Spreadsheet-RL: Advancing Large Language Model Agents on Realistic Spreadsheet Tasks via Reinforcement Learning
Spreadsheet-RL is a new framework designed to transform Large Language Models (LLMs) into specialized agents capable of performing complex, multi-step tasks in Microsoft Excel. While existing AI agents often rely on simple prompting to perform basic spreadsheet operations, they frequently struggle with the intricate, real-world workflows required in professional settings. This research introduces an end-to-end reinforcement learning (RL) approach that trains agents to interact with a real spreadsheet environment, significantly improving their ability to handle professional data tasks.

Building a Specialized Spreadsheet Environment

The core of this framework is the "Spreadsheet Gym," a multi-turn environment that allows an AI agent to interact directly with Microsoft Excel through a Python sandbox. Unlike previous methods that might use simplified or simulated spreadsheet interfaces, this environment supports advanced Excel features like dynamic array formulas. To guide the agent, the researchers developed a "spreadsheet-native" harness. This toolset provides the agent with specific, structured commands—such as inspecting ranges, filling formulas, or clearing cells—rather than forcing it to rely on generic code. This structure helps the agent follow a logical workflow: inspect the data, plan the edit, execute the change, and verify the result.

Automated Data Collection

Training an effective RL agent requires a large volume of high-quality examples, which are traditionally difficult and expensive to gather. To solve this, the researchers created an automated "Spreadsheet Data Agent." This system scrapes real-world spreadsheet problems and solutions from online forums, then uses powerful coding models to generate the correct "oracle" final spreadsheets. This process creates a scalable pipeline of initial-to-final spreadsheet pairs, allowing the model to learn from realistic, complex scenarios rather than just simple, synthetic exercises.

Reinforcement Learning for Better Accuracy

Spreadsheet-RL uses an on-policy reinforcement learning method called GRPO to train the models. Instead of just predicting the next word, the agent is rewarded based on the actual outcome of its actions—specifically, whether the final spreadsheet it produces matches the correct "oracle" version. By using this outcome-based reward system, the agent learns to refine its interaction strategy, becoming more efficient and accurate over time. The researchers applied this to the Qwen3 model series, observing significant performance gains on both general spreadsheet benchmarks and their newly curated "Domain-Spreadsheet" dataset, which covers professional fields like finance, supply chain management, and human resources.

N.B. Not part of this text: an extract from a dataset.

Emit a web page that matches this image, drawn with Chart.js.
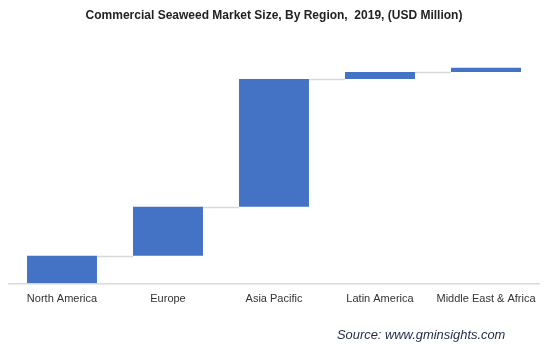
<!DOCTYPE html>
<html>
<head>
<meta charset="utf-8">
<script src="https://cdn.jsdelivr.net/npm/chart.js@4.4.1/dist/chart.umd.min.js"></script>
<style>
  html, body { margin: 0; padding: 0; background: #fff; }
  #wrap { position: relative; width: 560px; height: 344px; }
  #source {
    position: absolute; left: 337px; top: 327px;
    font: italic 12.9px "Liberation Sans", Arial, sans-serif;
    color: #1f2a44; white-space: nowrap;
  }
</style>
</head>
<body>
<div id="wrap">
  <canvas id="seaweedChart" width="560" height="344"></canvas>
  <div id="source">Source: www.gminsights.com</div>
</div>
<script>
// Region contributions, USD Million
const regions = ["North America", "Europe", "Asia Pacific", "Latin America", "Middle East & Africa"];
const regionValues = [2040, 3640, 9500, 520, 300];

// waterfall: each bar floats from the running total to the new total
const floatingBars = [];
let running = 0;
regionValues.forEach(v => {
  floatingBars.push([running, running + v]);
  running += v;
});

// grey step lines between bars
const connectorPlugin = {
  id: "connectors",
  afterDatasetsDraw(chart) {
    const ctx = chart.ctx;
    const meta = chart.getDatasetMeta(0);
    const y = chart.scales.y;
    ctx.save();
    ctx.strokeStyle = "#d9d9d9";
    ctx.lineWidth = 1.5;
    for (let i = 0; i < meta.data.length - 1; i++) {
      const a = meta.data[i], b = meta.data[i + 1];
      const py = Math.round(y.getPixelForValue(floatingBars[i][1])) + 0.5;
      ctx.beginPath();
      ctx.moveTo(a.x + a.width / 2, py);
      ctx.lineTo(b.x - b.width / 2, py);
      ctx.stroke();
    }
    ctx.restore();
  }
};

const ctx = document.getElementById("seaweedChart").getContext("2d");
new Chart(ctx, {
  type: "bar",
  data: {
    labels: regions,
    datasets: [{
      data: floatingBars,
      backgroundColor: "#4472C4",
      borderWidth: 0,
      barPercentage: 1,
      categoryPercentage: 0.66
    }]
  },
  options: {
    responsive: false,
    animation: false,
    layout: { padding: { left: 9, right: 21, top: 0, bottom: 28.5 } },
    plugins: {
      legend: { display: false },
      tooltip: { enabled: false },
      title: {
        display: true,
        text: "Commercial Seaweed Market Size, By Region,  2019, (USD Million)",
        color: "#222",
        font: { family: "'Liberation Sans', Arial, sans-serif", size: 12, weight: "bold" },
        padding: { top: 8, bottom: 32 }
      }
    },
    scales: {
      x: {
        grid: { display: false, drawTicks: false },
        border: { display: true, color: "#d9d9d9", width: 1.5 },
        ticks: {
          color: "#333",
          padding: 9.5,
          maxRotation: 0,
          autoSkip: false,
          font: { family: "'Liberation Sans', Arial, sans-serif", size: 11 }
        }
      },
      y: {
        display: false,
        min: 0,
        max: 17000
      }
    }
  },
  plugins: [connectorPlugin]
});
</script>
</body>
</html>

Real-World Impact and Availability

The results demonstrate that RL post-training is a highly effective way to improve an AI’s ability to handle data interfaces. By moving beyond simple prompt engineering, the Spreadsheet-RL framework enables models to perform more reliable, multi-step data manipulation. To support further research, the team is releasing their training data, the Spreadsheet Gym environment, the training pipeline, and the resulting models. This provides an open-source foundation for developers and researchers to build more capable AI agents for everyday professional data work.